The data points are not in a straight line as I expected. The best fit line has many data points above and below it.
** Your explanation and list of average average velocities: **
Average velocity is change in positon over change in time for each time interval.
.50 cm/s
21.6
17.7
6.8
2.14
14.5
3.13
5.14
1.59
2.11
1.50
I kept these values in cm/s for simplicty but I realize that velocity is in m/s and we would have to convert from cm to meters to be completely accurate.
cm/s is a valid unit and appropriate to this report
** The midpoints of your time intervals and how you obtained them: **
I obtained the midpoint of the time interval, by taking the change in time in each interval and dividing by two.
1.79s
.030
.045
.125
.280
.055
.255
.175
.470
.425
.400
&#However your first column cannot indicate midpoint clock times. You might be reporting half the time interval, but time intervals and clock times are two different things.For example if clock times are 2, 5, 15 and 17 seconds, then the time intervals are respectively 3, 10 and 2 seconds. The latter are time intervals, not clock times. The clock starts at the beginning of the observation and continues running through the end, and clock times are the times showing on the clock. The clock cannot run backward, so clock times cannot decrease.The midpoint clock times are 3.5 seconds (halfway between clock times 2 and 5 seconds), 10 seconds (halfway between 5 and 15 seconds) and 16 seconds (halfway between 15 and 17 seconds).Half the time intervals would give you 1.5, 5 and 1 second.It should be clear that midpoint clock times cannot decrease, whereas time intervals can either increase or decrease.
&#
** Your table of average velocity of water surface vs. clock time: **
1.79,.50
.030,21.6
.045,17.7
.125,6.8
.280,2.14
.055,14,5
.255,3.13
.175,5.14
.470,1.59
.425,2.11
.400,1.50
** Your description of your graph of average velocity vs clock time: **
Velocity is on my y axis, and Clock Time(midpoint time) is on my x axis.
My intervals on my y axis start at two and increase in increments of two up to 22 cm/s
My intervals on the x axis, start at 0.1, and increase by .1 up to 1.2.
This graph does not represent a straight line either.
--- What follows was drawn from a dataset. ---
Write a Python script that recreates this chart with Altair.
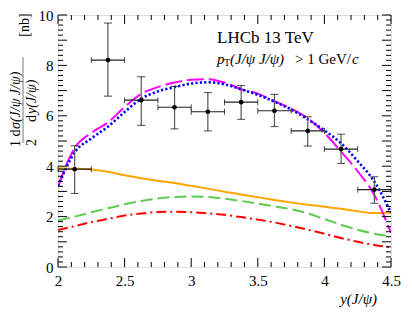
import altair as alt
import pandas as pd

# ---- measured data (LHCb 13 TeV, di-J/psi) ----
bin_centers = [2.125, 2.375, 2.625, 2.875, 3.125, 3.375, 3.625, 3.875, 4.125, 4.375]
bin_half = [0.125] * 10
y_vals = [3.88, 8.21, 6.62, 6.34, 6.16, 6.54, 6.20, 5.40, 4.68, 3.07]
y_low = [2.92, 6.78, 5.62, 5.48, 5.40, 5.86, 5.57, 4.80, 4.11, 2.53]
y_high = [4.81, 9.68, 7.55, 7.17, 6.92, 7.20, 6.85, 5.96, 5.27, 3.58]

# ---- theory curves ----
curve_x = [2.0, 2.125, 2.25, 2.375, 2.5, 2.625, 2.75, 2.875, 3.0, 3.125, 3.25,
           3.375, 3.5, 3.625, 3.75, 3.875, 4.0, 4.125, 4.25, 4.375, 4.5]
magenta_y = [3.2, 4.72, 5.32, 5.74, 6.35, 6.87, 7.14, 7.32, 7.43, 7.45, 7.32,
             7.06, 6.88, 6.58, 6.28, 5.90, 5.32, 4.58, 3.80, 2.86, 1.35]
blue_y = [3.2, 4.55, 5.10, 5.57, 6.15, 6.68, 6.97, 7.14, 7.28, 7.33, 7.25,
          7.05, 6.83, 6.56, 6.25, 5.86, 5.42, 4.91, 4.20, 3.39, 2.15]
orange_y = [3.92, 3.90, 3.87, 3.78, 3.64, 3.52, 3.42, 3.33, 3.22, 3.11, 2.99,
            2.88, 2.77, 2.66, 2.56, 2.47, 2.39, 2.31, 2.21, 2.14, 2.16]
green_y = [1.84, 2.00, 2.17, 2.33, 2.49, 2.62, 2.72, 2.78, 2.80, 2.78, 2.71,
           2.62, 2.52, 2.41, 2.29, 2.13, 1.90, 1.68, 1.48, 1.32, 1.22]
red_y = [1.47, 1.62, 1.78, 1.91, 2.04, 2.12, 2.18, 2.19, 2.17, 2.13, 2.07,
         1.98, 1.88, 1.77, 1.63, 1.48, 1.32, 1.15, 1.00, 0.87, 0.78]

x_major = [2.0, 2.5, 3.0, 3.5, 4.0, 4.5]
x_minor = [round(2.0 + 0.1 * i, 2) for i in range(26) if i % 5 != 0]
y_major = [0, 1, 2, 3, 4, 5, 6, 7, 8, 9, 10]
y_minor = [round(0.2 * i, 2) for i in range(51) if i % 5 != 0]

W, H = 333, 252
FONT = "Times New Roman"

xs = alt.Scale(domain=[2, 4.5], nice=False, zero=False)
ys = alt.Scale(domain=[0, 10], nice=False, zero=False)

pts = pd.DataFrame({
    "x": bin_centers,
    "xl": [c - h for c, h in zip(bin_centers, bin_half)],
    "xh": [c + h for c, h in zip(bin_centers, bin_half)],
    "y": y_vals, "lo": y_low, "hi": y_high,
})


def curve(yv, color, dash, width=2.0):
    df = pd.DataFrame({"x": curve_x, "y": yv})
    kw = dict(color=color, strokeWidth=width, interpolate="monotone", clip=True)
    if dash:
        kw["strokeDash"] = dash
    return alt.Chart(df).mark_line(**kw).encode(
        x=alt.X("x:Q", scale=xs,
                axis=alt.Axis(values=x_major, labelExpr="'' + datum.value", ticks=False,
                              domain=False, grid=False, title=None, labelFont=FONT,
                              labelFontSize=15, labelColor="black", labelPadding=6,
                              labelFlush=False, labelOverlap=False)),
        y=alt.Y("y:Q", scale=ys,
                axis=alt.Axis(values=y_major, labelExpr="'' + datum.value", ticks=False,
                              domain=False, grid=False, title=None, labelFont=FONT,
                              labelFontSize=15, labelColor="black", labelPadding=5,
                              labelFlush=False, labelOverlap=False)),
    )


layers = [
    curve(orange_y, "#FFA500", None),
    curve(green_y, "#5CCB4E", [12, 5]),
    curve(red_y, "#FF0000", [10, 4, 2, 4]),
    curve(magenta_y, "#FF00FF", [17, 5]),
    curve(blue_y, "#0000FF", [2.2, 2.2], 2.6),
]

base = alt.Chart(pts)
layers += [
    base.mark_rule(color="#555555", strokeWidth=1.2).encode(x="x:Q", y="lo:Q", y2="hi:Q"),
    base.mark_rule(color="#222222", strokeWidth=1.2).encode(x="xl:Q", x2="xh:Q", y="y:Q"),
    base.mark_tick(orient="horizontal", color="black", size=8, thickness=1).encode(x="x:Q", y="lo:Q"),
    base.mark_tick(orient="horizontal", color="black", size=8, thickness=1).encode(x="x:Q", y="hi:Q"),
    base.mark_tick(orient="vertical", color="black", size=6, thickness=1).encode(x="xl:Q", y="y:Q"),
    base.mark_tick(orient="vertical", color="black", size=6, thickness=1).encode(x="xh:Q", y="y:Q"),
    base.mark_circle(color="black", size=22, opacity=1).encode(x="x:Q", y="y:Q"),
]


# inward ticks on all four sides
def xticks(vals, ln):
    d = alt.Chart(pd.DataFrame({"t": vals}))
    return [
        d.mark_rule(color="black", strokeWidth=1).encode(x="t:Q", y=alt.value(H), y2=alt.value(H - ln)),
        d.mark_rule(color="black", strokeWidth=1).encode(x="t:Q", y=alt.value(0), y2=alt.value(ln)),
    ]


def yticks(vals, ln):
    d = alt.Chart(pd.DataFrame({"t": vals}))
    return [
        d.mark_rule(color="black", strokeWidth=1).encode(y="t:Q", x=alt.value(0), x2=alt.value(ln)),
        d.mark_rule(color="black", strokeWidth=1).encode(y="t:Q", x=alt.value(W), x2=alt.value(W - ln)),
    ]


layers += xticks(x_major, 9) + xticks(x_minor, 5) + yticks(y_major, 9) + yticks(y_minor, 5)


def txt(s, x, y, size=14, style="normal", align="left", angle=0, color="black"):
    kw = dict(font=FONT, fontSize=size, fontStyle=style, align=align,
              baseline="middle", color=color)
    if angle:
        kw["angle"] = angle
    return alt.Chart(pd.DataFrame({"s": [s]})).mark_text(**kw).encode(
        text="s:N", x=alt.value(x), y=alt.value(y))


# texts (view coords: page - (58, 15))
layers += [
    txt("LHCb 13 TeV", 159, 23, size=17),
    txt("p", 159, 44, size=15, style="italic"),
    txt("T", 166, 48, size=10),
    txt("(J/ψ J/ψ)", 172, 44, size=15, style="italic"),
    txt("> 1 GeV/", 237, 44, size=15),
    txt("c", 294, 44, size=15, style="italic"),
    txt("y(J/ψ)", 319, 284, size=15, style="italic", align="right"),
    # y-axis title (rotated fraction), text runs bottom -> top
    txt("1 d", -42, 132, size=14, angle=270),
    txt("σ(J/ψ J/ψ)", -42, 114, size=14, style="italic", angle=270),
    txt("2", -26, 131, size=14, angle=270),
    txt("d", -26, 107, size=14, angle=270),
    txt("y(J/ψ)", -26, 99, size=14, style="italic", angle=270),
    txt("[nb]", -33, 10, size=14, align="center", angle=270),
    alt.Chart(pd.DataFrame({"s": [0]})).mark_rule(color="#777777", strokeWidth=1).encode(
        x=alt.value(-35), y=alt.value(42), y2=alt.value(128)),
]

chart = alt.layer(*layers).properties(
    width=W, height=H,
    autosize=alt.AutoSizeParams(type="none"),
    padding={"left": 50, "top": 7, "right": 13, "bottom": 43},
).configure_view(stroke="black", strokeWidth=1.2).configure(background="white", font=FONT)

chart.save("out.html", embed_options={"renderer": "svg", "actions": False})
The data points seem to be very sporadic and I can't identify a pattern.
** Your explanation of how acceleration values were obtained: **
average accelaration is change in velocity divided by midpoint time of each time interval.
** Your acceleration vs clock time table: **
1.79,.279
.030,720
.045,393
.125,54.4
.280,7.64
.055,263
.255,12.2
.175,29.3
.470,3.38
.425,4.96
.400,3.75
** According to the evidence here, is acceleration increasing, decreasing, staying the same or is in not possible to tell? **
My data is extremely inconclusive. I can't tell a pattern at all.
I think that the acceleration is probably increasing.
You appear to have confused time interval with clock time in your first data report, and it appears this confusion has led to some errors in your analysis. See my notes, let me know if you have questions, and please submit a revision.